The success of an embedding system—a tool that converts data like text, images, or other inputs into numerical vectors—can be measured using several key performance indicators (KPIs). These KPIs focus on how well the embeddings capture meaningful patterns, perform in downstream tasks, and scale efficiently. Below are the primary metrics developers should consider, along with practical examples.
First, retrieval accuracy is critical. This measures how well the system retrieves relevant items when given a query, which is essential in applications like search engines or recommendation systems. For example, in a text-based search system, you might evaluate whether embeddings for "programming tutorials" return results closely related to coding guides and not general software articles. Metrics like recall@k (the percentage of relevant items in the top-k results) or precision@k (the accuracy of those top-k results) quantify this. If your system achieves 90% recall@10, it means 9 out of 10 relevant items are retrieved in the top 10 results. Tools like FAISS or Annoy can help benchmark retrieval speed and accuracy. Additionally, cosine similarity between query and result embeddings can validate semantic alignment.
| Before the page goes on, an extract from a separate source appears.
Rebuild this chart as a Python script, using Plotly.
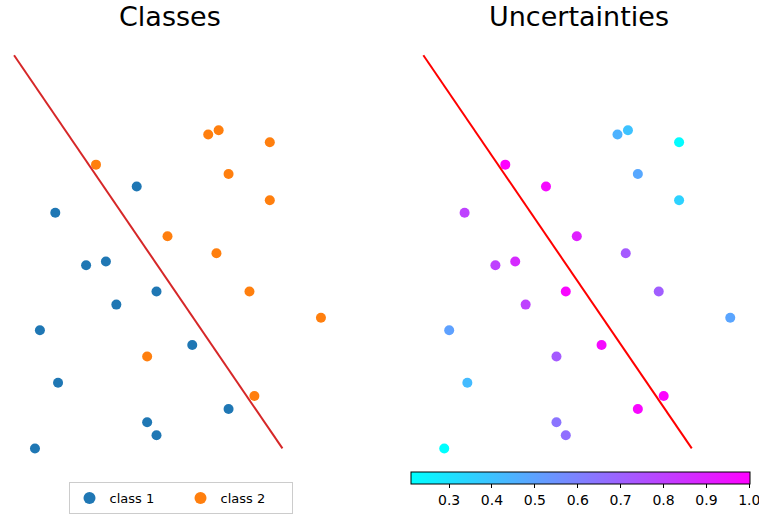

Second, latency and scalability are practical KPIs. Embedding systems must handle large datasets without slowing down. For instance, generating embeddings for 1 million product descriptions in an e-commerce platform should take a reasonable time (e.g., under 1 hour on standard hardware). Latency per query—such as 50 milliseconds to convert a sentence into a vector—is equally important for real-time applications. Scalability also involves storage costs: a 512-dimensional embedding for 1 million items requires ~2 GB (assuming 4-byte floats), which is manageable, but scaling to 100 million items demands efficient compression or dimensionality reduction. Monitoring memory usage and API response times during load testing helps identify bottlenecks.
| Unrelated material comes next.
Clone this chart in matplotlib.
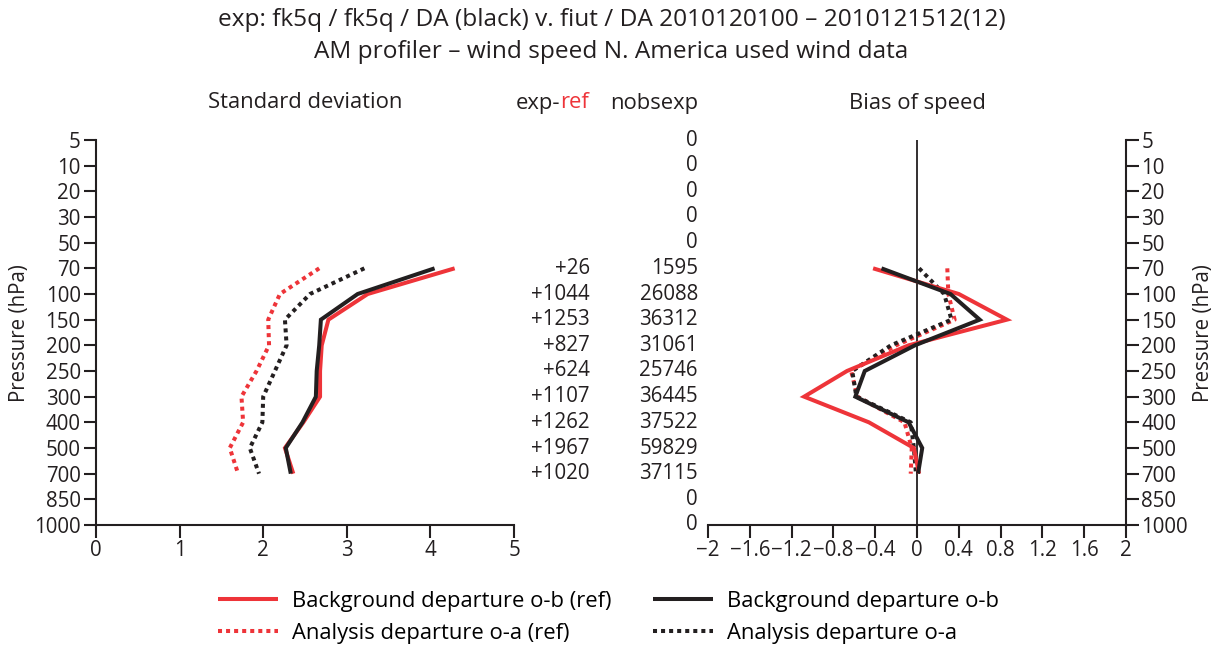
import matplotlib
matplotlib.use("Agg")
import matplotlib.pyplot as plt
from matplotlib.lines import Line2D
import matplotlib.transforms as mtransforms

plt.rcParams['font.family'] = ['Open Sans', 'DejaVu Sans']

# Pressure levels (categorical, top to bottom)
levels = ["5", "10", "20", "30", "50", "70", "100", "150", "200", "250",
          "300", "400", "500", "700", "850", "1000"]

# Levels that carry data
data_levels = ["70", "100", "150", "200", "250", "300", "400", "500", "700"]

# Standard deviation (m/s)
std_ob_ref = [4.29, 3.25, 2.78, 2.70, 2.68, 2.68, 2.48, 2.26, 2.36]
std_ob_exp = [4.05, 3.13, 2.69, 2.67, 2.64, 2.63, 2.47, 2.27, 2.33]
std_oa_ref = [2.67, 2.20, 2.06, 2.07, 1.92, 1.74, 1.76, 1.60, 1.70]
std_oa_exp = [3.21, 2.56, 2.26, 2.28, 2.14, 2.00, 1.99, 1.84, 1.95]

# Bias of speed (m/s)
bias_ob_ref = [-0.42, 0.40, 0.86, -0.08, -0.67, -1.08, -0.46, -0.03, 0.02]
bias_ob_exp = [-0.34, 0.32, 0.60, -0.02, -0.50, -0.59, -0.08, 0.05, 0.01]
bias_oa_ref = [0.29, 0.30, 0.36, -0.20, -0.63, -0.57, -0.12, -0.05, -0.06]
bias_oa_exp = [0.02, 0.26, 0.33, -0.25, -0.62, -0.58, -0.06, -0.03, -0.01]

# Observation counts per level
exp_minus_ref = ["", "", "", "", "", "+26", "+1044", "+1253", "+827", "+624",
                 "+1107", "+1262", "+1967", "+1020", "", ""]
nobs_exp = ["0", "0", "0", "0", "0", "1595", "26088", "36312", "31061", "25746",
            "36445", "37522", "59829", "37115", "0", "0"]

std_ticks = [0, 1, 2, 3, 4, 5]
bias_ticks = [-2, -1.6, -1.2, -0.8, -0.4, 0, 0.4, 0.8, 1.2, 1.6, 2]

RED = "#EE3439"
BLACK = "#231F20"
FS = 14.8

W, H = 1223, 648
fig = plt.figure(figsize=(W / 100, H / 100), dpi=100)

def frac(x0, y0, x1, y1):
    return [x0 / W, 1 - y1 / H, (x1 - x0) / W, (y1 - y0) / H]

ax1 = fig.add_axes(frac(96, 140, 514, 525))
ax2 = fig.add_axes(frac(708, 140, 1126, 525))

ypos = {lv: i for i, lv in enumerate(levels)}
yd = [ypos[lv] for lv in data_levels]

solid = dict(lw=2.9, solid_joinstyle="miter", solid_capstyle="butt")
dotted = dict(lw=2.9, linestyle=(0, (1, 1)), dash_capstyle="butt")

ax1.plot(std_oa_ref, yd, color=RED, **dotted)
ax1.plot(std_oa_exp, yd, color=BLACK, **dotted)
ax1.plot(std_ob_ref, yd, color=RED, **solid)
ax1.plot(std_ob_exp, yd, color=BLACK, **solid)

ax2.axvline(0, color=BLACK, lw=1.3)
ax2.plot(bias_oa_ref, yd, color=RED, **dotted)
ax2.plot(bias_oa_exp, yd, color=BLACK, **dotted)
ax2.plot(bias_ob_ref, yd, color=RED, **solid)
ax2.plot(bias_ob_exp, yd, color=BLACK, **solid)

for ax in (ax1, ax2):
    ax.set_ylim(len(levels) - 1, 0)
    ax.set_yticks(range(len(levels)))
    ax.set_yticklabels(levels)
    ax.tick_params(axis="both", labelsize=FS, length=9, width=1.5,
                   color=BLACK, labelcolor=BLACK, pad=2)
    ax.spines["top"].set_visible(False)
    for s in ax.spines.values():
        s.set_linewidth(1.5)
        s.set_color(BLACK)

ax1.set_xlim(0, 5)
ax1.set_xticks(std_ticks)
ax1.set_xticklabels([str(t) for t in std_ticks])
ax1.spines["right"].set_visible(False)

ax2.set_xlim(-2, 2)
ax2.set_xticks(bias_ticks)
ax2.set_xticklabels([f"{t:g}".replace("-", "\u2212") for t in bias_ticks])
ax2.spines["left"].set_visible(False)
ax2.yaxis.tick_right()

# Axis titles
fig.text(20 / W, 1 - 333 / H, "Pressure (hPa)", rotation=90, ha="center",
         va="center", fontsize=FS, color=BLACK)
fig.text(1203 / W, 1 - 333 / H, "Pressure (hPa)", rotation=90, ha="center",
         va="center", fontsize=FS, color=BLACK)

# Column headers
HY = 1 - 103 / H
fig.text(305 / W, HY, "Standard deviation", ha="center", va="center",
         fontsize=FS + 1, color=BLACK)
fig.text(917 / W, HY, "Bias of speed", ha="center", va="center",
         fontsize=FS + 1, color=BLACK)
probe = fig.text(0, 0, "exp-ref", fontsize=FS + 1)
fig.canvas.draw()
full_w = probe.get_window_extent().width
probe.remove()
t_exp = fig.text((589 - full_w) / W, HY, "exp-", ha="left", va="center",
                 fontsize=FS + 1, color=BLACK)
fig.canvas.draw()
bb = t_exp.get_window_extent()
fig.text(bb.x1 / W, HY, "ref", ha="left", va="center",
         fontsize=FS + 1, color=RED)
fig.text(698 / W, HY, "nobsexp", ha="right", va="center",
         fontsize=FS + 1, color=BLACK)

# Per-level counts
trans = mtransforms.blended_transform_factory(fig.transFigure, ax1.transData)
for i, (d, n) in enumerate(zip(exp_minus_ref, nobs_exp)):
    if d:
        fig.text(590 / W, i, d, transform=trans, ha="right", va="center",
                 fontsize=FS, color=BLACK)
    fig.text(698 / W, i, n, transform=trans, ha="right", va="center",
             fontsize=FS, color=BLACK)

# Title
fig.text(0.5, 1 - 20 / H,
         "exp: fk5q / fk5q / DA (black) v. fiut / DA 2010120100 \u2013 2010121512(12)",
         ha="center", va="center", fontsize=17.6, color=BLACK)
fig.text(0.5, 1 - 52 / H,
         "AM profiler \u2013 wind speed N. America used wind data",
         ha="center", va="center", fontsize=17.6, color=BLACK)

handles = [
    Line2D([], [], color=RED, **solid),
    Line2D([], [], color=RED, **dotted),
    Line2D([], [], color=BLACK, **solid),
    Line2D([], [], color=BLACK, **dotted),
]
labels = ["Background departure o-b (ref)", "Analysis departure o-a (ref)",
          "Background departure o-b", "Analysis departure o-a"]
fig.legend(handles, labels, ncol=2, loc="upper left",
           bbox_to_anchor=(218 / W, 1 - 591 / H), frameon=False,
           fontsize=15.8, handlelength=2.75, columnspacing=1.9,
           handletextpad=0.62, labelspacing=0.5, borderpad=0, borderaxespad=0)

fig.savefig("out.png", dpi=100)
Third, downstream task performance validates the embeddings’ usefulness. For example, if embeddings are used for sentiment analysis, the accuracy of a classifier trained on them (e.g., 95% F1-score) directly reflects embedding quality. Similarly, in clustering tasks, metrics like silhouette score or within-cluster variance show how well embeddings group similar items. A/B testing can compare embedding versions: if a new model improves click-through rates by 5% in a recommendation system, it’s a clear win. Developers should also track robustness—e.g., ensuring embeddings for misspelled words ("teh" vs. "the") remain close in vector space. Regular validation against domain-specific benchmarks (like GLUE for NLP) ensures embeddings stay effective as data evolves.
In summary, focus on retrieval accuracy, system efficiency, and real-world task performance. These KPIs balance technical rigor with practical impact, ensuring embeddings are both mathematically sound and useful in production.